A successful bid she said would be “good, not just for sport, but for the economy. Good not just for athletes but for a nation coming together.”

She promised full backing from the Government, saying: “We’re going all out to win. Big prizes are never won by timidity and playing safe.

“To win, we must have the best technical bid, which we have. We must leave a legacy for sport, for London and for Britain, which we will.

“But we must have public support. It is vital for the bid. Public support – and media support – and I appeal for both now.”

Ms Jowell also announced the creation of a new sponsorship scheme for young potential Olympians, some of them only 12 or 13 at the moment. These Olympic scholarships will amount to up to £10,000 a year, she said, to “ensure that talent – too much of which now falls by the wayside – through lack of the means to develop it, will be rewarded”.
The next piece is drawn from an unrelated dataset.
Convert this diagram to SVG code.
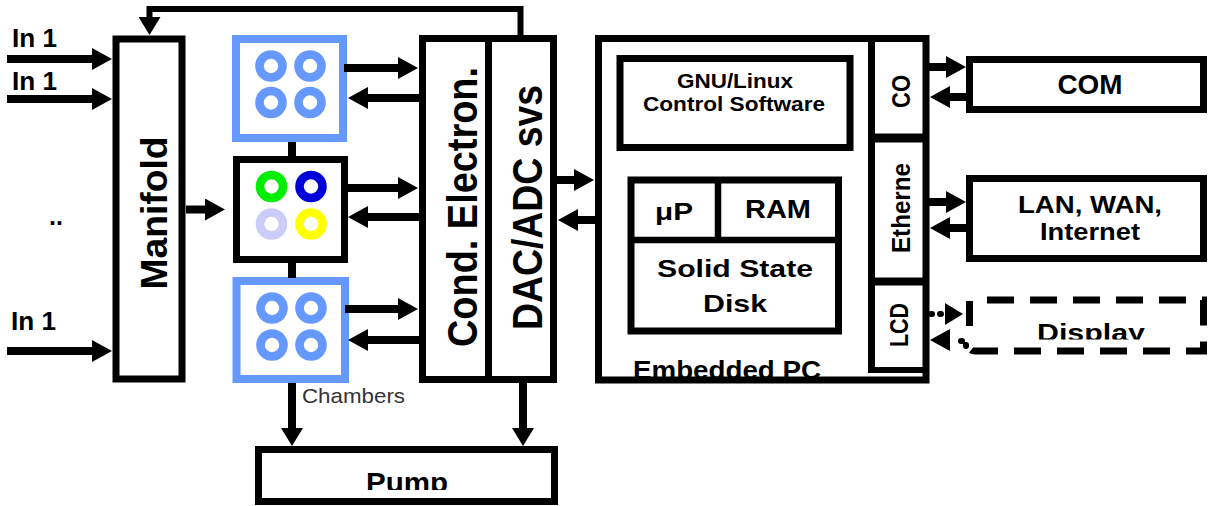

Stressing the need for unity, she welcomed the bid’s head, former Olympic champion and former Conservative MP Seb Coe. Ms Jowell concluded: “The Government, the Parties, the unions, business, sport, all backing the bid.

“Let’s unite as a country to work for it, win it, and give the world an Olympic Games that none of us will ever forget.”

Following Ms Jowell, the Major of London, Ken Livingstone told the conference – his first since re-admittance to the Labour Party – that it is “very very good to be back”.

Mr Livingstone stressed the regeneration benefits of the bid for East London, pointing out it will create the “largest new park in London for 100 years”. Saying that the bid would have been a “joke” eight years ago, it was now possible as “we are beginning to see the benefits of the Government’s commitment to long term investment and it is beginning to transform life in this country”.

In the ensuing debate, a London bid was widely backed by the conference floor. Although an official adoption vote will be held this afternoon, nobody chose to speak against the bid, despite the specific invitation of the session’s chair, Tony Robinson.